*Your objective*
What is the number of lines containing the word "this"? Please answer with that number and nothing more.

*Supplied data*
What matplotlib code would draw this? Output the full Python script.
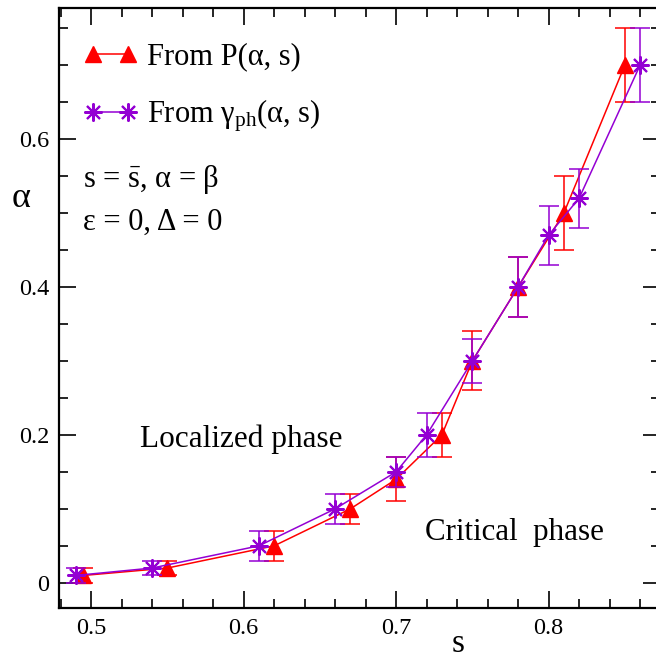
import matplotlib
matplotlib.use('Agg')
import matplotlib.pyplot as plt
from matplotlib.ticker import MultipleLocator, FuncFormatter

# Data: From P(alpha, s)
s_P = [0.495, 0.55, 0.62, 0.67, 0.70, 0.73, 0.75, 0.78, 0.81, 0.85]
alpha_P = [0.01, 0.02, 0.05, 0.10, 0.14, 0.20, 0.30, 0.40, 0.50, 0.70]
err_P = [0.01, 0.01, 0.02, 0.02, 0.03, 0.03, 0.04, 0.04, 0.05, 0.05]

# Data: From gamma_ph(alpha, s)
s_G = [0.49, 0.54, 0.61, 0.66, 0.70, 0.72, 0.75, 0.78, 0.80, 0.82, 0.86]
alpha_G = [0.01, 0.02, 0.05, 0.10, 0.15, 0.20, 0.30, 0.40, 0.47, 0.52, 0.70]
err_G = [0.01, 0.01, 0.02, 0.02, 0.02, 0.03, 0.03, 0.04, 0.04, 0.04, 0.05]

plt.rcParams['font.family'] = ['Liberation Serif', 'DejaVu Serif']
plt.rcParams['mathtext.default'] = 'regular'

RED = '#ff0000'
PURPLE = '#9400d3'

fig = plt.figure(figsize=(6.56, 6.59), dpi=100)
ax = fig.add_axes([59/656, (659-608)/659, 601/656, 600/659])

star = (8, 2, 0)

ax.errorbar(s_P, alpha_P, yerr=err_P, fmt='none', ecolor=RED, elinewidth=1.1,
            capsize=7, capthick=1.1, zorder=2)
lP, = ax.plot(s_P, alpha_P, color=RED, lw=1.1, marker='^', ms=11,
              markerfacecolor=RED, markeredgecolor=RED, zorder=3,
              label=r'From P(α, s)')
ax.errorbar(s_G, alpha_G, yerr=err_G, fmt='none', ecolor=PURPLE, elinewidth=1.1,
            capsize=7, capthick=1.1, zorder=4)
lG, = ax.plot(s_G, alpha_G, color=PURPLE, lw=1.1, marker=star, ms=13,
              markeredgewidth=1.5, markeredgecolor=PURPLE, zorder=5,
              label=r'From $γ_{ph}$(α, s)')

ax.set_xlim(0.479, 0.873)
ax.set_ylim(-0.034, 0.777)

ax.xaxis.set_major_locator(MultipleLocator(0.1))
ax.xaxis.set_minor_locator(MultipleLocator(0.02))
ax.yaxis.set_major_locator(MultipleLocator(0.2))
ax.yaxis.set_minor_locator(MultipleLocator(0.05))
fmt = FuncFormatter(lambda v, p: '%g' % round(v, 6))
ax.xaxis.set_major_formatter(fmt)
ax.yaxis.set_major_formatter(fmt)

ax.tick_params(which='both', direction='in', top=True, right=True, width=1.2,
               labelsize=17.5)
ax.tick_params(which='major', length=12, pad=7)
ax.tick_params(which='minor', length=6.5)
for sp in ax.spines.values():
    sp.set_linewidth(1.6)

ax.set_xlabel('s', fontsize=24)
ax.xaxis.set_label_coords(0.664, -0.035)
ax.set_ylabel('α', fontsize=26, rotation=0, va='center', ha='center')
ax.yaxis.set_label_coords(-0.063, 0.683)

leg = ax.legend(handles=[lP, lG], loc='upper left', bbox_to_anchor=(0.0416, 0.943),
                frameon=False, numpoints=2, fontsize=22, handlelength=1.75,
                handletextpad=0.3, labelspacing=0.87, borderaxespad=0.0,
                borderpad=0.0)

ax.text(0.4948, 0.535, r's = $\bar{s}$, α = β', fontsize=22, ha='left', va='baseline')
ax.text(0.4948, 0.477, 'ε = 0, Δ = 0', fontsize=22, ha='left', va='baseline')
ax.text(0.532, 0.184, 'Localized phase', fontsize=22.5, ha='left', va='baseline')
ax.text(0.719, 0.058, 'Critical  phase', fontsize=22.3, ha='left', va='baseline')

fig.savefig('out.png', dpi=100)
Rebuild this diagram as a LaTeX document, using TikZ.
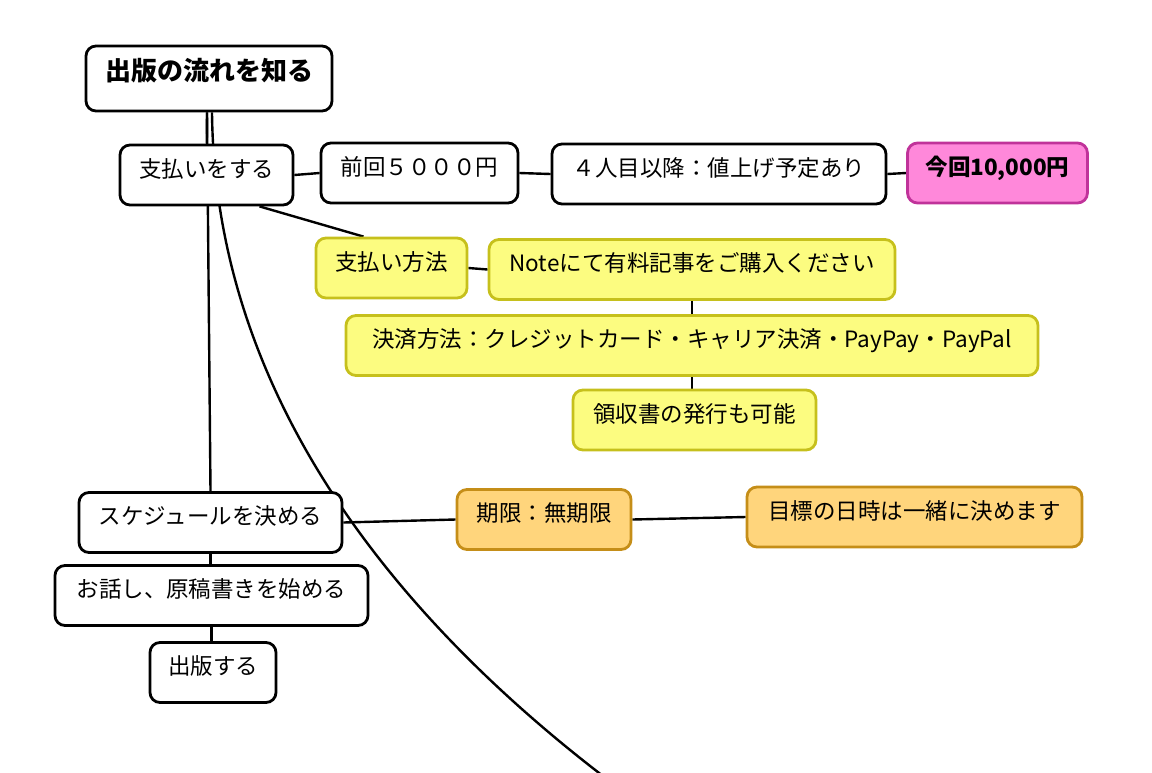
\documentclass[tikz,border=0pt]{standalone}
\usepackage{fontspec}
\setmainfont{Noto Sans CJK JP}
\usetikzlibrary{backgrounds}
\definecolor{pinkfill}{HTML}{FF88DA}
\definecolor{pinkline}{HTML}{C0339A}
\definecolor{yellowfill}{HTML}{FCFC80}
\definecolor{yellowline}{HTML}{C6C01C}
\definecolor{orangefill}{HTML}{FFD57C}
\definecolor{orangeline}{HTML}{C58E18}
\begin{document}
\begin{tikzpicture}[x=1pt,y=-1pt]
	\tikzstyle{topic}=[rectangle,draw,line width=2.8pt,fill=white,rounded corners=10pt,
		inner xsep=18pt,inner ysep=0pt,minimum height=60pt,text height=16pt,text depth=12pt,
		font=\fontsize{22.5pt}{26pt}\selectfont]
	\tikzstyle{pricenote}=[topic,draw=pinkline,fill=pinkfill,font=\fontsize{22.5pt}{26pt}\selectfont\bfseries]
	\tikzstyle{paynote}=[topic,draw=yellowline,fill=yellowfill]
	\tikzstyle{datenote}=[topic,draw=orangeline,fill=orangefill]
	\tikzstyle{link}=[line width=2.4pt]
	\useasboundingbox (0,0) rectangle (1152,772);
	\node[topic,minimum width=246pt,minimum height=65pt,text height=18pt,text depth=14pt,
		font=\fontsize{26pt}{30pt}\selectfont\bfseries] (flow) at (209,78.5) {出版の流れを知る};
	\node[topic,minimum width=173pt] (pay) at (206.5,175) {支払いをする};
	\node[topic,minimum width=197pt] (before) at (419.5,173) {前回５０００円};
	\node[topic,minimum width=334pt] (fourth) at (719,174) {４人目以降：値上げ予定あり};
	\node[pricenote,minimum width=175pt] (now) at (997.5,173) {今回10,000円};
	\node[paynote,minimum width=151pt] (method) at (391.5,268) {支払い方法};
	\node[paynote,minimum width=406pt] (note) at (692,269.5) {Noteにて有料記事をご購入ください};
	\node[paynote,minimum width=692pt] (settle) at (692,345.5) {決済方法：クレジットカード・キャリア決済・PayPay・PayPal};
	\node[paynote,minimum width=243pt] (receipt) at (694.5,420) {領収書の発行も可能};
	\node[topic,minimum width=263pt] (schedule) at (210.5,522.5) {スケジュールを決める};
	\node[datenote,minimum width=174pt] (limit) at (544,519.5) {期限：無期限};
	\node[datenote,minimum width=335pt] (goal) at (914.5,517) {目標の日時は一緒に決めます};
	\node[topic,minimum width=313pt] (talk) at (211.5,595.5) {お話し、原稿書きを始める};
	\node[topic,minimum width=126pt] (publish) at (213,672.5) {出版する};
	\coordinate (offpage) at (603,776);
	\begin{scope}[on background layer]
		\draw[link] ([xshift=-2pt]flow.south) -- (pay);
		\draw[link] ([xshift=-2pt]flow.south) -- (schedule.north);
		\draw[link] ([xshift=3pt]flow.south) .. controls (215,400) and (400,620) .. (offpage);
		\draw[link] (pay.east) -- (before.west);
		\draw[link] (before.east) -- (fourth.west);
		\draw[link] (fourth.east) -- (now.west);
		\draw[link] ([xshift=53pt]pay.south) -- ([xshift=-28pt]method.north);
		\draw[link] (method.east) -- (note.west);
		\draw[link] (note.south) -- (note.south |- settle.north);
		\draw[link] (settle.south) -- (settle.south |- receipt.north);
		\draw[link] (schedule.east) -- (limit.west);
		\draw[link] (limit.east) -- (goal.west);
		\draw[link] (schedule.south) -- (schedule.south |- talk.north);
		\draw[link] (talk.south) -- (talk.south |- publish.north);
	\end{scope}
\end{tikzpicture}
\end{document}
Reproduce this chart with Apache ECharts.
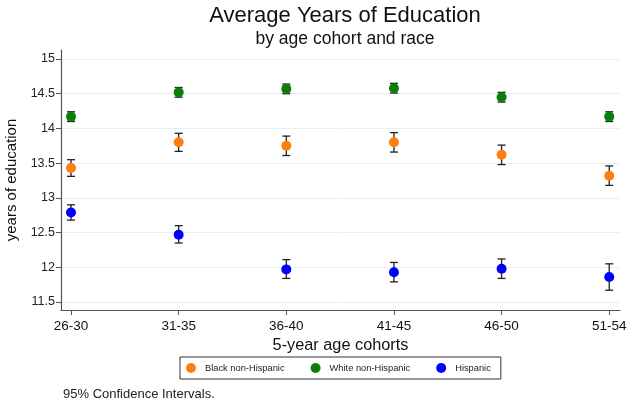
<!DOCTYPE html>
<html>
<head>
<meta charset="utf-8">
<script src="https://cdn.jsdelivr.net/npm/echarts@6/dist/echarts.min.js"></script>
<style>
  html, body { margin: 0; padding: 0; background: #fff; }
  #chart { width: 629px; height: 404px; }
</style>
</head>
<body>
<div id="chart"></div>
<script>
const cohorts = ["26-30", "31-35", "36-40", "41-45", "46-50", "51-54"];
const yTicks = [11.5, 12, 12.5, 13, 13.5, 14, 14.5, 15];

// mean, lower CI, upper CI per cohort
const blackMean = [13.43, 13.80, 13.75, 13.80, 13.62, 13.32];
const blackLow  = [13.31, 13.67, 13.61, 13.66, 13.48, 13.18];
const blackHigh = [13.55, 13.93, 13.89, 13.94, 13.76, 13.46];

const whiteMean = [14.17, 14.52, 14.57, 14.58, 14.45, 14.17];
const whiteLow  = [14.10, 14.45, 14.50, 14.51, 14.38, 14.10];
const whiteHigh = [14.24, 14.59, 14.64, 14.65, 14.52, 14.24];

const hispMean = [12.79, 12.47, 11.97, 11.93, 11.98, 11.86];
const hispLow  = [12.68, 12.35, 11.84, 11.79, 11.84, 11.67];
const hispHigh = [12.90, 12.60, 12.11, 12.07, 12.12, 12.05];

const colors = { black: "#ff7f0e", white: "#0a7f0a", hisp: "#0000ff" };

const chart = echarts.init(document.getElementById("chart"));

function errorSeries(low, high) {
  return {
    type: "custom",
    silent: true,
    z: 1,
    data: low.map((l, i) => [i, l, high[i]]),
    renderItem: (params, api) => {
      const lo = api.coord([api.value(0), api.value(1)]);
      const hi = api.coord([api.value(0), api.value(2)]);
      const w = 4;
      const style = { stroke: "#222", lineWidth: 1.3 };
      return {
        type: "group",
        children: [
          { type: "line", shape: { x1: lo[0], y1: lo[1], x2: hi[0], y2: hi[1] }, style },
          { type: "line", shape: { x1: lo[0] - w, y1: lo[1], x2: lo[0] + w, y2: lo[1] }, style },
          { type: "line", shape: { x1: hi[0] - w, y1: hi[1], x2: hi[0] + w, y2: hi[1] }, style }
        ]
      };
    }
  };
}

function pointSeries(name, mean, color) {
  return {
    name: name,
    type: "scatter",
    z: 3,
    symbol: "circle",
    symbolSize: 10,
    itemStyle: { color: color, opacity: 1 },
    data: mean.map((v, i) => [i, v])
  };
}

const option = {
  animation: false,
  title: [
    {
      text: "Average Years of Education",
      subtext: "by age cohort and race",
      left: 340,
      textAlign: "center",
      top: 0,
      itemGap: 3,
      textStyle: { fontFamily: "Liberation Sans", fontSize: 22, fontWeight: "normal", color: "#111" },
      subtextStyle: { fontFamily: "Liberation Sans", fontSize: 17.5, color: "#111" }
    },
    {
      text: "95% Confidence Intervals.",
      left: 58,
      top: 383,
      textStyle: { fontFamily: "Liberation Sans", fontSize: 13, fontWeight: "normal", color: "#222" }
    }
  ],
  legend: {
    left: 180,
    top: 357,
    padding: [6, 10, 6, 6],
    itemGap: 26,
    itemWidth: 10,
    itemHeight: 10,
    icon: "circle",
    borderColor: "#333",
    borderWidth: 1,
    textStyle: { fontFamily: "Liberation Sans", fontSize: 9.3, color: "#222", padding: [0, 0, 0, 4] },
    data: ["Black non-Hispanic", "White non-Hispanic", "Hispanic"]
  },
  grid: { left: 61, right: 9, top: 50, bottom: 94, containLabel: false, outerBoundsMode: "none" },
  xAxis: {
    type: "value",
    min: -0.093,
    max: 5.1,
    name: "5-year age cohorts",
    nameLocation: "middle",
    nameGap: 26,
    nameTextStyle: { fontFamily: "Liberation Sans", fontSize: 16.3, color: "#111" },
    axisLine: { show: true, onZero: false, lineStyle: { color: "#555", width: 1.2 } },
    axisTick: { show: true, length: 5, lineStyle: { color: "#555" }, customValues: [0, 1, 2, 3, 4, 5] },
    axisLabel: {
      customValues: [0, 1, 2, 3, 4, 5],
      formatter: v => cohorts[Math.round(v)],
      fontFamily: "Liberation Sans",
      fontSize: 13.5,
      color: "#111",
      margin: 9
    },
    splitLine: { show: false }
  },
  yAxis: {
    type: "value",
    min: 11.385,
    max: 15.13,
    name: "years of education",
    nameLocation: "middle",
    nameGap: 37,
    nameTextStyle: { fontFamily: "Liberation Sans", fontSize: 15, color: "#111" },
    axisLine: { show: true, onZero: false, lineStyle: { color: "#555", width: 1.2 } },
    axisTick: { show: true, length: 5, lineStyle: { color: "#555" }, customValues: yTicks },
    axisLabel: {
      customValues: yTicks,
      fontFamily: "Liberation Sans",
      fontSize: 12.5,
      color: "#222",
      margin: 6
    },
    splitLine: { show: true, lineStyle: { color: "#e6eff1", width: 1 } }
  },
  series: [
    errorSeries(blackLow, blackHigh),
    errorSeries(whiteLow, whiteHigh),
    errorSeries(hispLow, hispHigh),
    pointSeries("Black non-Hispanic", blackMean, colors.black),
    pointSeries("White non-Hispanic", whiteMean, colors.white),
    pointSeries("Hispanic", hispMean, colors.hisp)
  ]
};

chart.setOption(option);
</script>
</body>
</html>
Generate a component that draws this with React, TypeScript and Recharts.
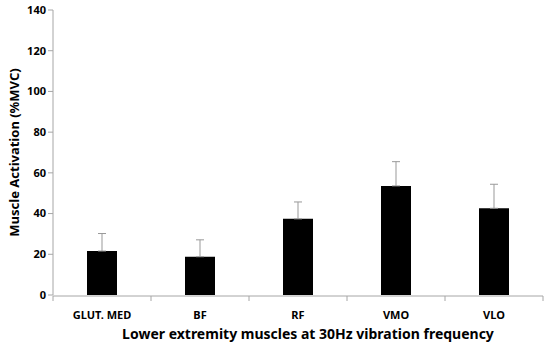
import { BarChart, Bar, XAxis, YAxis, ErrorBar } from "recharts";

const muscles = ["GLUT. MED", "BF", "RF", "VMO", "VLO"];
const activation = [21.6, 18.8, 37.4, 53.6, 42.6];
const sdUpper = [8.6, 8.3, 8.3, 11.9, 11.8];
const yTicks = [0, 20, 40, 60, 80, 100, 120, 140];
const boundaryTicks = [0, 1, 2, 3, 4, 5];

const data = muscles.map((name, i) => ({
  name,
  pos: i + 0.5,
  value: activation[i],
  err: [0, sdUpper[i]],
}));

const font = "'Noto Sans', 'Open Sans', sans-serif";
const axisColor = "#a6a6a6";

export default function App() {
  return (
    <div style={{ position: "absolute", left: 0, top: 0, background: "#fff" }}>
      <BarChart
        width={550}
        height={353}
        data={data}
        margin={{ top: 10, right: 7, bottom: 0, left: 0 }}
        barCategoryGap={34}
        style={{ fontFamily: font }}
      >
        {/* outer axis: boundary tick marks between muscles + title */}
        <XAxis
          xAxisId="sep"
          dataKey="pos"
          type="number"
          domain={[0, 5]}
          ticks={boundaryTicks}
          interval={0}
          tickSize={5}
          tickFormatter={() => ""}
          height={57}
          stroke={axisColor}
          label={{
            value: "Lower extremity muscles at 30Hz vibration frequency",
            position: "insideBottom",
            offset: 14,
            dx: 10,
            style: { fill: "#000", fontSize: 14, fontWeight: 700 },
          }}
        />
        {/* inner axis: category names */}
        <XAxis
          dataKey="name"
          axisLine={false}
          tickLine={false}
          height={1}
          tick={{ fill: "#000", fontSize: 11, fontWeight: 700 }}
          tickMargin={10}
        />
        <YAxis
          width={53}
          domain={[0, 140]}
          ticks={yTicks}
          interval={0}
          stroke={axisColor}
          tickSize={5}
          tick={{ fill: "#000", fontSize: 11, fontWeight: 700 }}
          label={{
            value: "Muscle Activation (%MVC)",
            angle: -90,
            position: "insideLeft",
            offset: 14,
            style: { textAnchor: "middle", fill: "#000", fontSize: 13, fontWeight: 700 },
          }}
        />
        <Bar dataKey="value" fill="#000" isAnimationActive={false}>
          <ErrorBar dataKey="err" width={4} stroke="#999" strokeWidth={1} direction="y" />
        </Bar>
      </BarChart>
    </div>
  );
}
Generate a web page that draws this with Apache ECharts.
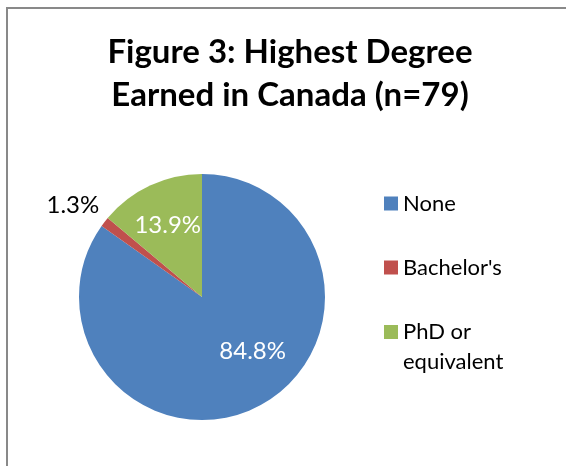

*Reply to the exercise*
5